Sono una lettrice onnivora e golosa. La lettura è la chiave magica che permette di accedere a mondi e momenti storici altrimenti impenetrabili, di cucire e sdrucire pensieri. Leggere è un’autentica ventura. Mi è difficile pensare a un’autrice, un autore in particolare, perché tante sono le storie che hanno influenzato, anche senza che me ne sia accorta, il mio modo di vedere la realtà, di soppesarla e interpretarla. Inoltre vi è la questione della rilettura il cui effetto, con quell’aria del ritorno, si stempera e si rinnova al voltar di ogni pagina e ci espone come lettori ed essere umani al vaglio del tempo. Quindi, per non far torto a nessuno, menziono il mio libro preferito, quello da isola deserta: La storia della mia vita di Giacomo Casanova.

Lei è stata più volte in Basilicata ed è particolarmente affascinata da Matera. Qual’è il suo legame con la Lucania e che tipo di suggestione letteraria e creativa le ha suscitato la Basilicata?

Benché marginalizzata nel passato, la Basilicata attraverso i libri di Carlo Levi, la poesia di Rocco Scotellaro, i films di Pasolini, le indimenticabili immagini di Cartier-Bresson si è imposta all’attenzione del mondo intero con una forza straordinaria. Ha dato i natali a persone di grandissimo calibro tra le quali vorrei ricordare Rocco Mazzarone, Gerardo Guerrieri, Leonardo Sinisgalli e ha attirato nella sua terra personalità quali Dino Adamesteanu, José Ortega e richiamato l’attenzione di numerosi studiosi tra cui Ernesto De Martino per non parlare del progetto di Adriano Olivetti e dei suoi collaboratori. La bellezza del paesaggio e della sua architettura ne hanno tenuto alta la posizione a livello internazionale: oltre ai Sassi, Matera sfoggia antichi palazzi nobiliari di grande bellezza. Il passaggio da un’area marginale a una di grande spicco fa inoltre da traino per la cultura italiana ed europea: la scoperta di chiese rupestri e di altri monumenti storici va di pari passo anche con la scoperta di una cucina di grande interesse e tradizione e, come sappiamo, cucina è cultura. Ad esempio una delle più antiche raccolte di ricette culinarie in Italia è di origine lucana: il famoso “manoscritto lucano”, conservato alla Nazionale di Napoli. Personalmente, devo dire che l’elemento per eccellenza del mio rapporto con la Basilicata e con Matera in particolare si basa come prima cosa sull’affetto di amici carissimi.

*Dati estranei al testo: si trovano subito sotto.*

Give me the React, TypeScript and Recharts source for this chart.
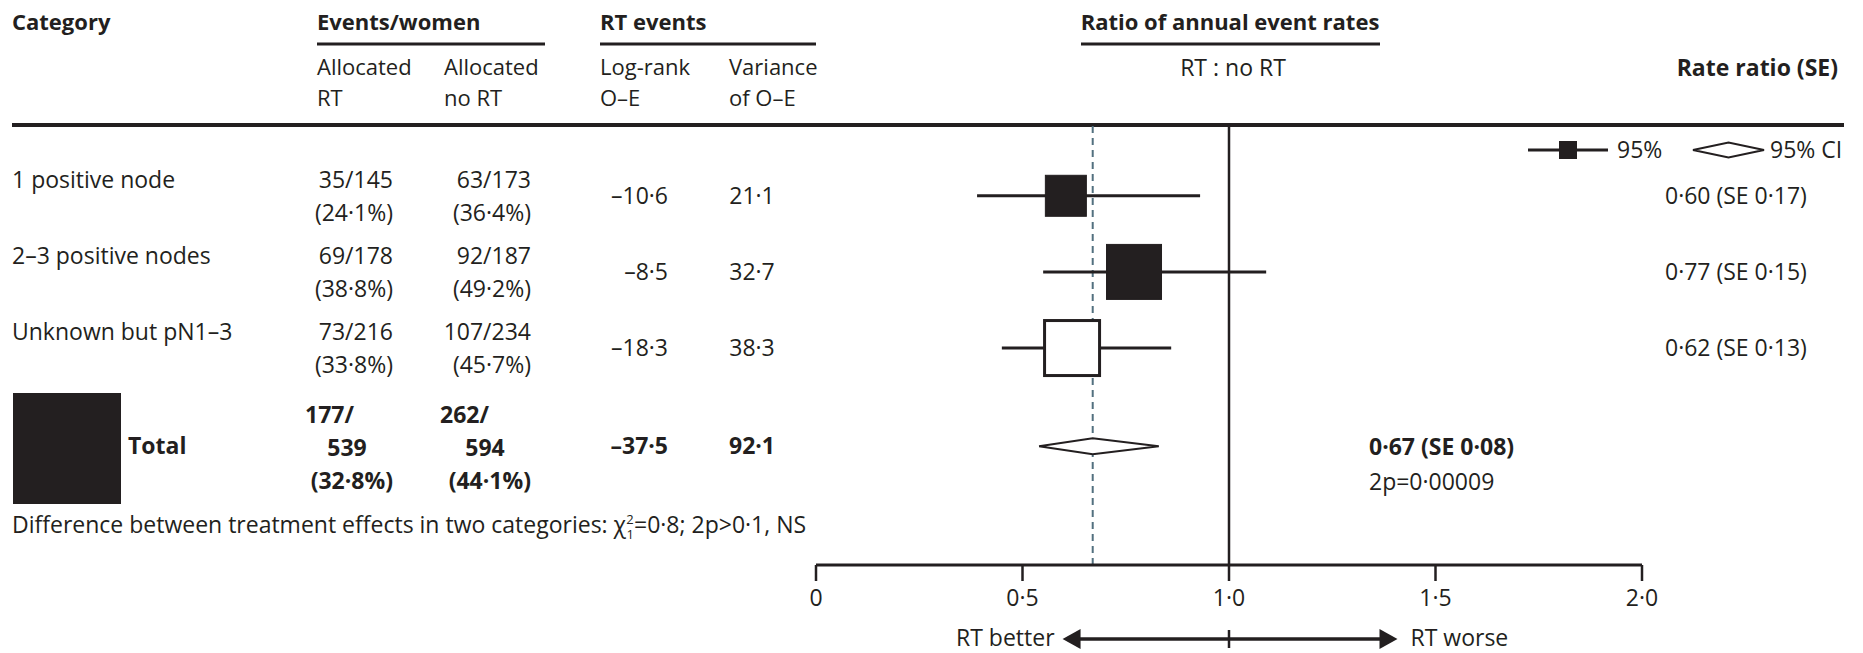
import React from 'react';
import {
  ComposedChart,
  XAxis,
  YAxis,
  Scatter,
  ReferenceLine,
  Customized,
} from 'recharts';

// ---------- data ----------
const categories = ['1 positive node', '2–3 positive nodes', 'Unknown but pN1–3'];
const rtEvents = [35, 69, 73];
const rtWomen = [145, 178, 216];
const rtPct = ['24·1', '38·8', '33·8'];
const noRtEvents = [63, 92, 107];
const noRtWomen = [173, 187, 234];
const noRtPct = ['36·4', '49·2', '45·7'];
const logRankOE = ['–10·6', '–8·5', '–18·3'];
const varianceOE = ['21·1', '32·7', '38·3'];
const rateRatio = [0.605, 0.77, 0.62];
const ciLow = [0.39, 0.55, 0.45];
const ciHigh = [0.93, 1.09, 0.86];
const rateRatioLabels = ['0·60 (SE 0·17)', '0·77  (SE 0·15)', '0·62 (SE 0·13)'];

const totalRtEvents = 177;
const totalRtWomen = 539;
const totalRtPct = '32·8';
const totalNoRtEvents = 262;
const totalNoRtWomen = 594;
const totalNoRtPct = '44·1';
const totalLogRank = '–37·5';
const totalVariance = '92·1';
const totalEst = 0.67;
const totalLow = 0.54;
const totalHigh = 0.83;
const totalLabel = '0·67 (SE 0·08)';
const totalP = '2p=0·00009';

const xTicks = [0, 0.5, 1, 1.5, 2];
const xTickLabels = ['0', '0·5', '1·0', '1·5', '2·0'];

// ---------- layout / style ----------
const W = 1863;
const H = 653;
const INK = '#231f20';
const DASH = '#52707f';
const FONT = "'Open Sans', 'Noto Sans', sans-serif";
const FS = 23;
const HFS = 22;
const MARGIN = { top: 125, right: 221, bottom: 38, left: 816 };
const Y_DOMAIN: [number, number] = [0.07, 5.85];
const ROW_POS = [1, 2, 3];
const TOTAL_POS = 4.29;
const BOX_PX = [41, 55, 55];
const BOX_FILLED = [true, true, false];
const DIAMOND_HALF = 0.105; // in row units

// pixel helpers for text layout (same geometry as the chart margins)
const plotH = H - MARGIN.top - MARGIN.bottom - 50;
const rowY = (v: number) => MARGIN.top + ((v - Y_DOMAIN[0]) / (Y_DOMAIN[1] - Y_DOMAIN[0])) * plotH;
const plotW = W - MARGIN.left - MARGIN.right;
const px = (v: number) => MARGIN.left + (v / 2) * plotW;

const boxData = rateRatio.map((v, i) => ({ x: v, y: ROW_POS[i], i }));
const diamondData = [
  { x: totalLow, y: TOTAL_POS },
  { x: totalEst, y: TOTAL_POS - DIAMOND_HALF },
  { x: totalHigh, y: TOTAL_POS },
  { x: totalEst, y: TOTAL_POS + DIAMOND_HALF },
  { x: totalLow, y: TOTAL_POS },
];

type TP = {
  x: number;
  y: number;
  children: React.ReactNode;
  anchor?: 'start' | 'middle' | 'end';
  bold?: boolean;
  size?: number;
};
function T({ x, y, children, anchor = 'start', bold = false, size = FS }: TP) {
  return (
    <text
      x={x}
      y={y + size * 0.36}
      textAnchor={anchor}
      fontFamily={FONT}
      fontSize={size}
      fontWeight={bold ? 700 : 400}
      fill={INK}
    >
      {children}
    </text>
  );
}

function BoxShape(props: any) {
  const { cx, cy, payload } = props;
  const i = payload.i;
  const s = BOX_PX[i];
  const filled = BOX_FILLED[i];
  return (
    <rect
      x={cx - s / 2}
      y={cy - s / 2}
      width={s}
      height={s}
      fill={filled ? INK : '#ffffff'}
      stroke={INK}
      strokeWidth={filled ? 1 : 3}
    />
  );
}

function TableLayer() {
  const line1 = -16;
  const line2 = 17;
  const h1 = 67;
  const h2 = 98;
  return (
    <g>
      {/* headers */}
      <T x={12} y={22} bold size={HFS}>Category</T>
      <T x={317} y={22} bold size={HFS}>Events/women</T>
      <T x={600} y={22} bold size={HFS}>RT events</T>
      <T x={1230} y={22} anchor="middle" bold size={HFS}>Ratio of annual event rates</T>
      <line x1={317} x2={545} y1={44} y2={44} stroke={INK} strokeWidth={3} />
      <line x1={600} x2={816} y1={44} y2={44} stroke={INK} strokeWidth={3} />
      <line x1={1081} x2={1380} y1={44} y2={44} stroke={INK} strokeWidth={3} />

      <T x={317} y={h1} size={HFS}>Allocated</T>
      <T x={317} y={h2} size={HFS}>RT</T>
      <T x={444} y={h1} size={HFS}>Allocated</T>
      <T x={444} y={h2} size={HFS}>no RT</T>
      <T x={600} y={h1} size={HFS}>Log-rank</T>
      <T x={600} y={h2} size={HFS}>O–E</T>
      <T x={729} y={h1} size={HFS}>Variance</T>
      <T x={729} y={h2} size={HFS}>of O–E</T>
      <T x={1233} y={68} anchor="middle">RT : no RT</T>
      <T x={1838} y={68} anchor="end" bold>Rate ratio (SE)</T>

      <line x1={12} x2={1844} y1={125} y2={125} stroke={INK} strokeWidth={4} />

      {/* legend */}
      <line x1={1528} x2={1608} y1={150} y2={150} stroke={INK} strokeWidth={3} />
      <rect x={1559} y={141} width={18} height={18} fill={INK} />
      <T x={1617} y={150}>95%</T>
      <polygon
        points="1693,150 1728.5,142.5 1764,150 1728.5,157.5"
        fill="#fff"
        stroke={INK}
        strokeWidth={2}
      />
      <T x={1770} y={150}>95% CI</T>

      {/* category rows */}
      {categories.map((c, i) => {
        const y = rowY(ROW_POS[i]);
        return (
          <g key={c}>
            <T x={12} y={y + line1}>{c}</T>
            <T x={393} y={y + line1} anchor="end">{`${rtEvents[i]}/${rtWomen[i]}`}</T>
            <T x={393} y={y + line2} anchor="end">{`(${rtPct[i]}%)`}</T>
            <T x={531} y={y + line1} anchor="end">{`${noRtEvents[i]}/${noRtWomen[i]}`}</T>
            <T x={531} y={y + line2} anchor="end">{`(${noRtPct[i]}%)`}</T>
            <T x={668} y={y} anchor="end">{logRankOE[i]}</T>
            <T x={752} y={y} anchor="middle">{varianceOE[i]}</T>
            <T x={1665} y={y}>{rateRatioLabels[i]}</T>
          </g>
        );
      })}

      {/* total row */}
      <rect x={13} y={393} width={108} height={111} fill={INK} />
      <T x={128} y={446} bold>Total</T>
      <T x={305} y={415} bold>{`${totalRtEvents}/`}</T>
      <T x={347} y={448} anchor="middle" bold>{`${totalRtWomen}`}</T>
      <T x={393} y={481} anchor="end" bold>{`(${totalRtPct}%)`}</T>
      <T x={440} y={415} bold>{`${totalNoRtEvents}/`}</T>
      <T x={485} y={448} anchor="middle" bold>{`${totalNoRtWomen}`}</T>
      <T x={531} y={481} anchor="end" bold>{`(${totalNoRtPct}%)`}</T>
      <T x={668} y={446} anchor="end" bold>{totalLogRank}</T>
      <T x={752} y={446} anchor="middle" bold>{totalVariance}</T>
      <T x={1369} y={447} bold>{totalLabel}</T>
      <T x={1369} y={482}>{totalP}</T>

      {/* heterogeneity */}
      <text x={12} y={525 + FS * 0.36} fontFamily={FONT} fontSize={FS} fill={INK}>
        Difference between treatment effects in two categories: χ
        <tspan fontSize={13} dy={-9}>2</tspan>
        <tspan fontSize={13} dx={-7} dy={15}>1</tspan>
        <tspan dy={-6}>=0·8; 2p&gt;0·1, NS</tspan>
      </text>

      {/* RT better / worse arrow */}
      <line x1={px(0.6) + 14} x2={px(1.405) - 14} y1={639} y2={639} stroke={INK} strokeWidth={3.5} />
      <polygon
        points={`${px(0.597)},639 ${px(0.597) + 18},629 ${px(0.597) + 18},649`}
        fill={INK}
      />
      <polygon
        points={`${px(1.408)},639 ${px(1.408) - 18},629 ${px(1.408) - 18},649`}
        fill={INK}
      />
      <line x1={px(1)} x2={px(1)} y1={630} y2={648} stroke={INK} strokeWidth={2.5} />
      <T x={px(0.597) - 8} y={638} anchor="end">RT better</T>
      <T x={px(1.408) + 13} y={638}>RT worse</T>
    </g>
  );
}

export default function App() {
  return (
    <div style={{ width: W, height: H, background: '#fff' }}>
      <style>{'body{margin:0;background:#fff}'}</style>
      <ComposedChart width={W} height={H} margin={MARGIN}>
        <XAxis
          type="number"
          dataKey="x"
          domain={[0, 2]}
          ticks={xTicks}
          interval={0}
          tickFormatter={(v: number) => xTickLabels[xTicks.indexOf(v)] ?? String(v)}
          height={50}
          tickSize={16}
          tickMargin={9}
          axisLine={{ stroke: INK, strokeWidth: 3 }}
          tickLine={{ stroke: INK, strokeWidth: 2.5 }}
          tick={{ fill: INK, fontSize: FS, fontFamily: FONT }}
          allowDataOverflow
        />
        <YAxis type="number" dataKey="y" domain={Y_DOMAIN} reversed hide width={0} allowDataOverflow />
        <ReferenceLine x={1} stroke={INK} strokeWidth={2.5} />
        <ReferenceLine x={totalEst} stroke={DASH} strokeWidth={2} strokeDasharray="7 5" />
        {rateRatio.map((_, i) => (
          <ReferenceLine
            key={i}
            segment={[
              { x: ciLow[i], y: ROW_POS[i] },
              { x: ciHigh[i], y: ROW_POS[i] },
            ]}
            stroke={INK}
            strokeWidth={3}
          />
        ))}
        <Scatter data={boxData} shape={BoxShape} isAnimationActive={false} />
        <Scatter
          data={diamondData}
          line={{ stroke: INK, strokeWidth: 2, fill: '#ffffff' }}
          lineType="joint"
          shape={() => <g />}
          isAnimationActive={false}
        />
        <Customized component={TableLayer} />
      </ComposedChart>
    </div>
  );
}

Come vede il futuro della scrittura e della letteratura?
Nonostante la preponderanza dei mezzi visivi, non credo che la scrittura, sia creativa sia pratica, possa scomparire. Da sempre, esprimersi in forma scritta fa parte dei bisogni fondamentali dell’essere umano. Per quanto riguarda la letteratura, benché lo studio tradizionale delle sue forme, narrative, poetiche, scritte, orali sembri scemare in ambienti universitari, è improbabile che il bisogno di scrivere e di leggere ciò che scrivono gli altri possa venir meno se non in presenza di un qualche cataclisma che interrompa le relazioni sociali. E auguriamoci che questo mai avvenga.